Diaphragmatic breathing is another core component. Dizziness triggers your body’s stress response, which in turn makes the dizziness worse, creating a feedback loop. To break it, sit upright with one hand on your stomach and one on your chest. Breathe in through your nose for four seconds, feeling your belly expand, then breathe out through pursed lips for eight seconds. This technique activates your body’s calming system and can reduce the intensity of symptoms during a flare.
Daily walks are also part of most vestibular rehab programs. Even short ones help your brain practice integrating balance information in a real-world setting.
Managing Vertigo Tied to Migraines
Vestibular migraine is the second most common cause of recurrent vertigo. It can produce spinning episodes lasting minutes to hours, sometimes without any headache at all. If your vertigo tends to come with light sensitivity, sound sensitivity, or visual aura, migraine may be the underlying driver.

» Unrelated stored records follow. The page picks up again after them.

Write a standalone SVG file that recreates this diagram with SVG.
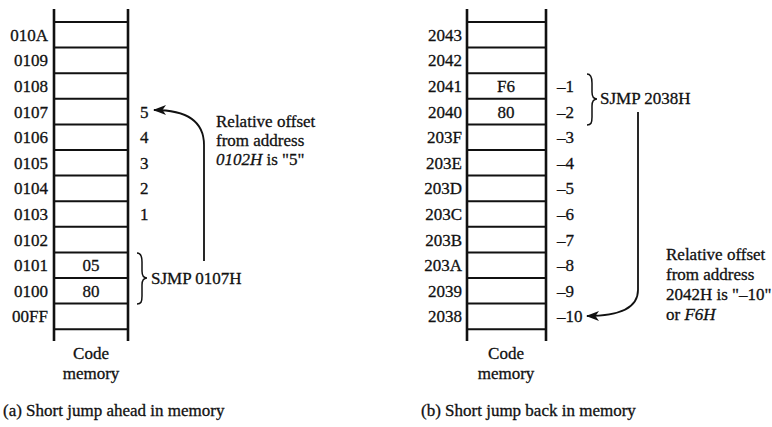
<svg xmlns="http://www.w3.org/2000/svg" width="772" height="427" viewBox="0 0 772 427">
<style>
text{font-family:"Liberation Serif","Times New Roman",serif;font-size:17px;fill:#111;stroke:#111;stroke-width:0.3}
.r{text-anchor:end}
.m{text-anchor:middle}
.col{stroke:#111;stroke-width:2.6;fill:none}
.row{stroke:#111;stroke-width:2;fill:none}
.conn{stroke:#111;stroke-width:1.8;fill:none}
.brace{stroke:#111;stroke-width:1.5;fill:none}
</style>
<defs>
<marker id="ah" viewBox="0 0 13 10" refX="12" refY="5" markerUnits="userSpaceOnUse" markerWidth="13" markerHeight="10" orient="auto">
<path d="M0,0 L13,5 L0,10 L3.5,5 Z" fill="#111"/>
</marker>
</defs>
<rect width="772" height="427" fill="#fff"/>

<g id="memory-a">
<line class="col" x1="54" y1="9" x2="54" y2="341"/>
<line class="col" x1="128" y1="9" x2="128" y2="341"/>
<path class="row" d="M54,22H128M54,47.6H128M54,73.2H128M54,98.8H128M54,124.4H128M54,150H128M54,175.6H128M54,201.2H128M54,226.8H128M54,252.4H128M54,278H128M54,303.6H128M54,329.2H128"/>
<text class="r" x="48" y="40.8">010A</text>
<text class="r" x="48" y="66.4">0109</text>
<text class="r" x="48" y="92">0108</text>
<text class="r" x="48" y="117.6">0107</text>
<text class="r" x="48" y="143.2">0106</text>
<text class="r" x="48" y="168.8">0105</text>
<text class="r" x="48" y="194.4">0104</text>
<text class="r" x="48" y="220">0103</text>
<text class="r" x="48" y="245.6">0102</text>
<text class="r" x="48" y="271.2">0101</text>
<text class="r" x="48" y="296.8">0100</text>
<text class="r" x="48" y="322.4">00FF</text>
<text class="m" x="91" y="271.2">05</text>
<text class="m" x="91" y="296.8">80</text>
<text x="140" y="117.6">5</text>
<text x="140" y="143.2">4</text>
<text x="140" y="168.8">3</text>
<text x="140" y="194.4">2</text>
<text x="140" y="220">1</text>
<text class="m" x="91" y="359">Code</text>
<text class="m" x="91" y="379">memory</text>
</g>

<g id="label-a">
<path class="brace" d="M137,253 C141,253 142,256 142,262 L142,271 C142,276 144,278 147,278 C144,278 142,280 142,285 L142,296 C142,302 141,304 137,304"/>
<text x="151" y="284">SJMP 0107H</text>
<text x="216" y="127">Relative offset</text>
<text x="216" y="146">from address</text>
<text x="216" y="165"><tspan font-style="italic">0102H</tspan> is "5"</text>
</g>

<g id="memory-b">
<line class="col" x1="467" y1="9" x2="467" y2="341"/>
<line class="col" x1="546" y1="9" x2="546" y2="341"/>
<path class="row" d="M467,22H546M467,47.6H546M467,73.2H546M467,98.8H546M467,124.4H546M467,150H546M467,175.6H546M467,201.2H546M467,226.8H546M467,252.4H546M467,278H546M467,303.6H546M467,329.2H546"/>
<text class="r" x="462" y="40.8">2043</text>
<text class="r" x="462" y="66.4">2042</text>
<text class="r" x="462" y="92">2041</text>
<text class="r" x="462" y="117.6">2040</text>
<text class="r" x="462" y="143.2">203F</text>
<text class="r" x="462" y="168.8">203E</text>
<text class="r" x="462" y="194.4">203D</text>
<text class="r" x="462" y="220">203C</text>
<text class="r" x="462" y="245.6">203B</text>
<text class="r" x="462" y="271.2">203A</text>
<text class="r" x="462" y="296.8">2039</text>
<text class="r" x="462" y="322.4">2038</text>
<text class="m" x="506" y="92">F6</text>
<text class="m" x="506" y="117.6">80</text>
<text x="557" y="92">–1</text>
<text x="557" y="117.6">–2</text>
<text x="557" y="143.2">–3</text>
<text x="557" y="168.8">–4</text>
<text x="557" y="194.4">–5</text>
<text x="557" y="220">–6</text>
<text x="557" y="245.6">–7</text>
<text x="557" y="271.2">–8</text>
<text x="557" y="296.8">–9</text>
<text x="557" y="322.4">–10</text>
<text class="m" x="506" y="359">Code</text>
<text class="m" x="506" y="379">memory</text>
</g>

<g id="label-b">
<path class="brace" d="M587,74 C591,74 592,77 592,83 L592,92 C592,97 594,99 597,99 C594,99 592,101 592,106 L592,117 C592,123 591,125 587,125"/>
<text x="600" y="104">SJMP 2038H</text>
<text x="666" y="260">Relative offset</text>
<text x="666" y="280">from address</text>
<text x="666" y="300">2042H is "–10"</text>
<text x="666" y="320">or <tspan font-style="italic">F6H</tspan></text>
</g>

<g id="connectors">
<path class="conn" marker-end="url(#ah)" d="M204,261 V145 C204,123 190,110 154,110"/>
<path class="conn" marker-end="url(#ah)" d="M638,112 V290 C638,306 624,316 587,316"/>
</g>

<g id="captions">
<text x="3" y="416">(a) Short jump ahead in memory</text>
<text x="421" y="416">(b) Short jump back in memory</text>
</g>
</svg>
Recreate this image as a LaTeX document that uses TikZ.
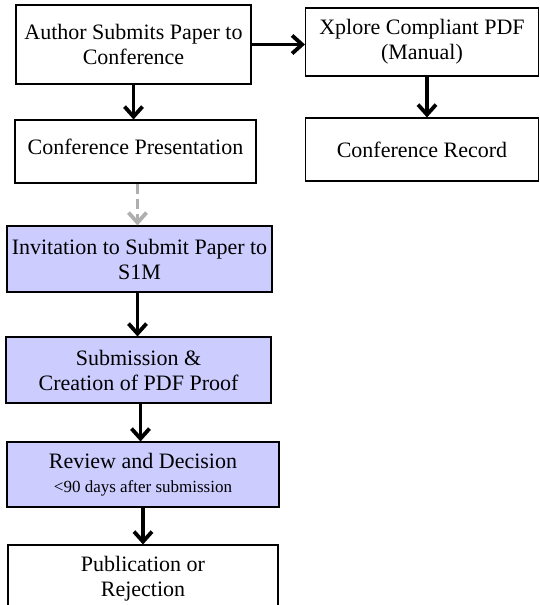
\documentclass[tikz,border=0pt]{standalone}
\usepackage{fontspec}
\setmainfont{Liberation Serif}
\usetikzlibrary{positioning, arrows.meta}
\definecolor{lav}{RGB}{204,204,255}
\definecolor{dashgray}{RGB}{175,175,175}

\begin{document}
\begin{tikzpicture}[
         x=1pt, y=-1pt,
         >={Straight Barb[length=10pt, width=18pt]},
         box/.style={draw, line width=1.1pt, align=center, inner sep=2pt,
            font=\fontsize{22}{25}\selectfont},
         task/.style={box, fill=lav},
         flow/.style={->, line width=3.8pt},
         skip/.style={flow, dashgray, dash pattern=on 10pt off 5pt}
      ]
         \useasboundingbox (0,0) rectangle (539,605);

         % Nodes for the conference track
         \node[box, minimum width=235pt, minimum height=79pt] (author) at (133.5,44.5)
            {Author Submits Paper to\\Conference};
         \node[box, minimum width=241pt, minimum height=63pt, text depth=10pt] (present) at (135.5,151.5)
            {Conference Presentation};
         \node[box, minimum width=233pt, minimum height=68pt] (xplore) at (422,42)
            {Xplore Compliant PDF\\(Manual)};
         \node[box, minimum width=233pt, minimum height=63pt] (record) at (422,149.5)
            {Conference Record};

         % Nodes for the journal track
         \node[task, minimum width=265pt, minimum height=66pt] (invite) at (139.5,259)
            {Invitation to Submit Paper to\\S1M};
         \node[task, minimum width=265pt, minimum height=66pt] (submit) at (138.5,370)
            {Submission \&\\Creation of PDF Proof};
         \node[task, minimum width=272pt, minimum height=65pt] (review) at (143,474.5)
            {Review and Decision\\[-1pt]{\fontsize{17}{19}\selectfont <90 days after submission}};
         \node[box, minimum width=270pt, minimum height=68pt] (publish) at (143,579)
            {Publication or\\Rejection};

         % Arrows
         \draw[flow] (author.south) -- (author.south |- present.north);
         \draw[flow] (author.east) -- (author.east -| xplore.west);
         \draw[flow] ([xshift=5pt]xplore.south) -- ([xshift=5pt]xplore.south |- record.north);
         \draw[skip] ([xshift=2pt]present.south) -- ([xshift=2pt]present.south |- invite.north);
         \draw[flow] ([xshift=-2pt]invite.south) -- ([xshift=-2pt]invite.south |- submit.north);
         \draw[flow] ([xshift=2pt]submit.south) -- ([xshift=2pt]submit.south |- review.north);
         \draw[flow] (review.south) -- (review.south |- publish.north);
      \end{tikzpicture}
\end{document}
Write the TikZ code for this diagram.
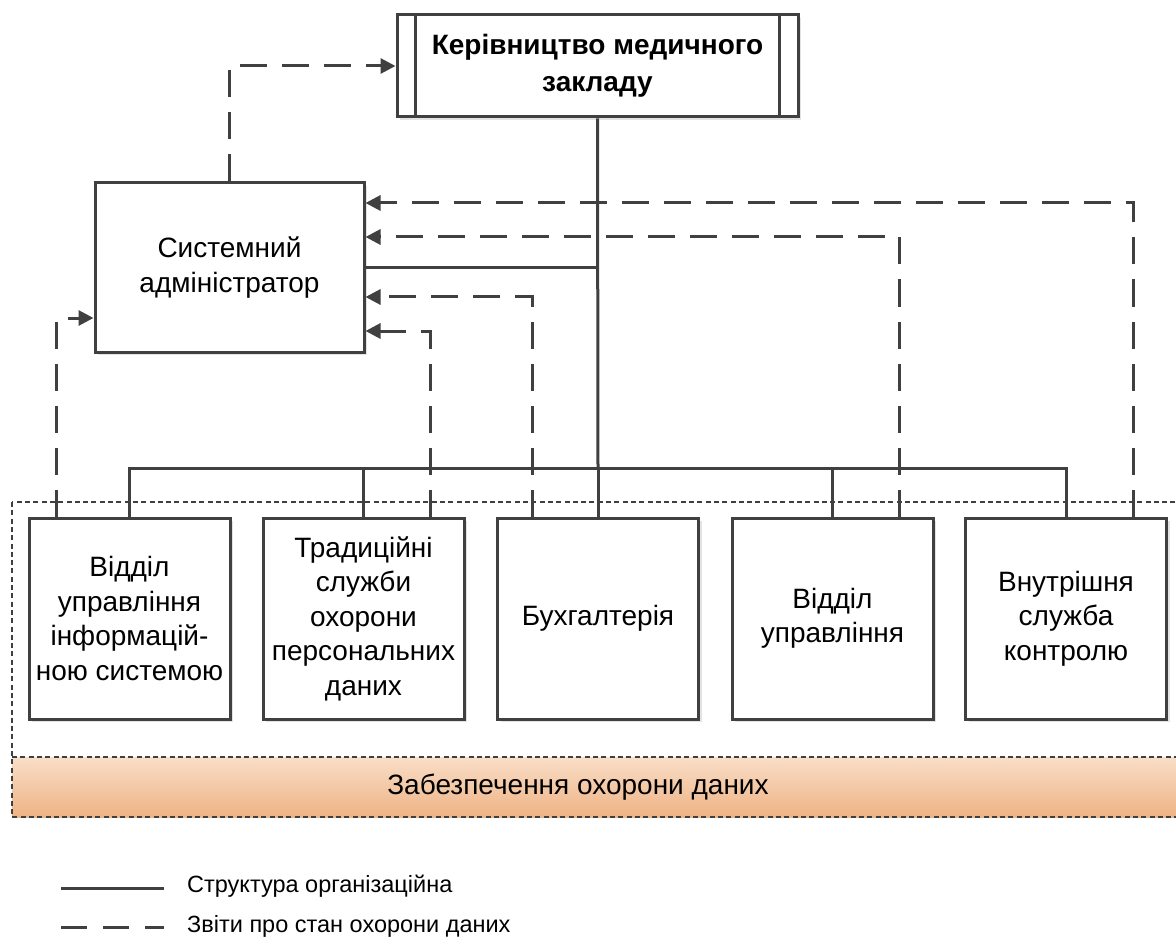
\documentclass[tikz,border=0pt]{standalone}
\usepackage{fontspec}
\setmainfont{Liberation Sans}
\usetikzlibrary{arrows.meta,calc,shadows}
\definecolor{ink}{HTML}{404040}
\definecolor{bandtop}{HTML}{F9DEC8}
\definecolor{bandbot}{HTML}{EEB384}

\begin{document}
\begin{tikzpicture}[x=1pt,y=-1pt,
  unit/.style={draw=ink, line width=3pt, fill=white, align=center, inner sep=0pt,
    drop shadow={opacity=0.22, shadow xshift=3pt, shadow yshift=-3pt},
    font=\fontsize{28}{34.5}\selectfont},
  dept/.style={unit, minimum width=201pt, minimum height=201pt},
  org/.style={draw=ink, line width=3pt},
  rep/.style={draw=ink, line width=3pt, dash pattern=on 27pt off 15pt,
    -{Triangle[length=15pt,width=15pt]}},
  frame/.style={draw=ink, line width=2.8pt, dash pattern=on 5pt off 3.3pt},
  legendtext/.style={anchor=west, inner sep=0pt, font=\fontsize{23.5}{27}\selectfont},
  ]
\clip (0,0) rectangle (1176,944);
\fill[white] (0,0) rectangle (1176,944);

% security area with its shaded band
\shade[top color=bandtop, bottom color=bandbot] (12,757) rectangle (1200,817);
\draw[frame] (12,502) rectangle (1200,817);
\draw[frame] (12,757) -- (1200,757);
\node[inner sep=0pt, font=\fontsize{28}{34.5}\selectfont] (bandlabel) at (578,787)
  {Забезпечення охорони даних};

% units
\node[unit, minimum width=401pt, minimum height=102pt, font=\bfseries\fontsize{28}{37}\selectfont]
  (head) at (597.5,66) {Керівництво медичного\\закладу};
\draw[org] ([xshift=20pt]head.north west) -- ([xshift=20pt]head.south west);
\draw[org] ([xshift=-20pt]head.north east) -- ([xshift=-20pt]head.south east);

\node[unit, minimum width=269pt, minimum height=169pt] (admin) at (229.5,267.5)
  {Системний\\адміністратор};

\node[dept] (d1) at (129.5,618.5) {Відділ\\управління\\інформацій-\\ною системою};
\node[dept] (d2) at (363.5,618.5) {Традиційні\\служби\\охорони\\персональних\\даних};
\node[dept] (d3) at (598,618.5) {Бухгалтерія};
\node[dept] (d4) at (832.5,618.5) {Відділ\\управління};
\node[dept] (d5) at (1066,618.5) {Внутрішня\\служба\\контролю};

% organisational structure
\coordinate (bus) at (598,468);
\draw[org] (head.south) -- (bus);
\draw[org] (admin.east) -- (admin.east -| head.south);
\draw[org] (d1.north) |- (bus) -| (d5.north);
\draw[org] (d2.north) -- (d2.north |- bus);
\draw[org] (d3.north) -- (bus);
\draw[org] (d4.north) -- (d4.north |- bus);

% reports on data protection
\draw[rep] (admin.north) |- (head.west);
\draw[rep] ($(d1.north)+(-73.5,0)$) |- ($(admin.west)+(0,50.5)$);
\draw[rep] ($(d2.north)+(66.5,0)$) |- ($(admin.east)+(0,63.5)$);
\draw[rep] ($(d3.north)+(-66,0)$) |- ($(admin.east)+(0,29.5)$);
\draw[rep] ($(d4.north)+(66.5,0)$) |- ($(admin.east)+(0,-30.5)$);
\draw[rep] ($(d5.north)+(67,0)$) |- ($(admin.east)+(0,-64.5)$);

% legend
\coordinate (l1a) at (61,888);
\coordinate (l1b) at (164,888);
\coordinate (l2a) at (61,927);
\coordinate (l2b) at (164,927);
\draw[org] (l1a) -- (l1b);
\draw[org, dash pattern=on 26pt off 16pt] (l2a) -- (l2b);
\node[legendtext] (lt1) at (187,886) {Структура організаційна};
\node[legendtext] (lt2) at (187,926) {Звіти про стан охорони даних};
\end{tikzpicture}
\end{document}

Preventive treatment focuses on reducing how often episodes occur. Options include beta blockers, certain antidepressants, anti-seizure medications, and newer injectable medications that block a protein involved in migraine signaling. Supplements like magnesium, riboflavin, and vitamin D are sometimes used alongside prescription treatments. Finding the right combination usually takes some trial and error with a provider.
Reducing Vertigo From Inner Ear Fluid Problems
Ménière’s disease causes vertigo through excess fluid buildup in the inner ear, often accompanied by hearing loss, ringing, and a feeling of fullness in the ear. One of the most effective lifestyle changes is cutting sodium intake to under 2 grams per day. Salt drives fluid retention throughout the body, including the inner ear, and lowering it can significantly reduce the frequency and severity of attacks. This means reading labels carefully: processed foods, restaurant meals, and canned soups are common culprits.
Making Your Home Safer
If vertigo is a recurring problem, small changes to your environment can prevent injuries between episodes. Remove loose throw rugs and any cords or cables that cross walkways. Install grab bars in the shower and next to the toilet. Keep a clear path between your bed and the bathroom, since nighttime trips are when falls most commonly happen. Use a nightlight so you’re not navigating in the dark with an unreliable sense of balance.
When Vertigo Signals Something Serious
Most vertigo comes from the inner ear and resolves on its own or with simple treatment. But vertigo can, in rare cases, signal a stroke, particularly in the brainstem or cerebellum. The key difference is what accompanies the dizziness. If vertigo comes with difficulty speaking, facial or limb weakness, double vision, loss of vision in part of your visual field, numbness on one side of the body, or a sudden severe headache, those are signs of a central nervous system problem that needs emergency evaluation.
One less obvious red flag: if you feel intensely dizzy but cannot walk independently, that pattern correlates strongly with stroke rather than an inner ear cause. Similarly, the abrupt onset of any neurological symptom alongside dizziness should be treated as a stroke until proven otherwise. Call emergency services immediately in any of these situations.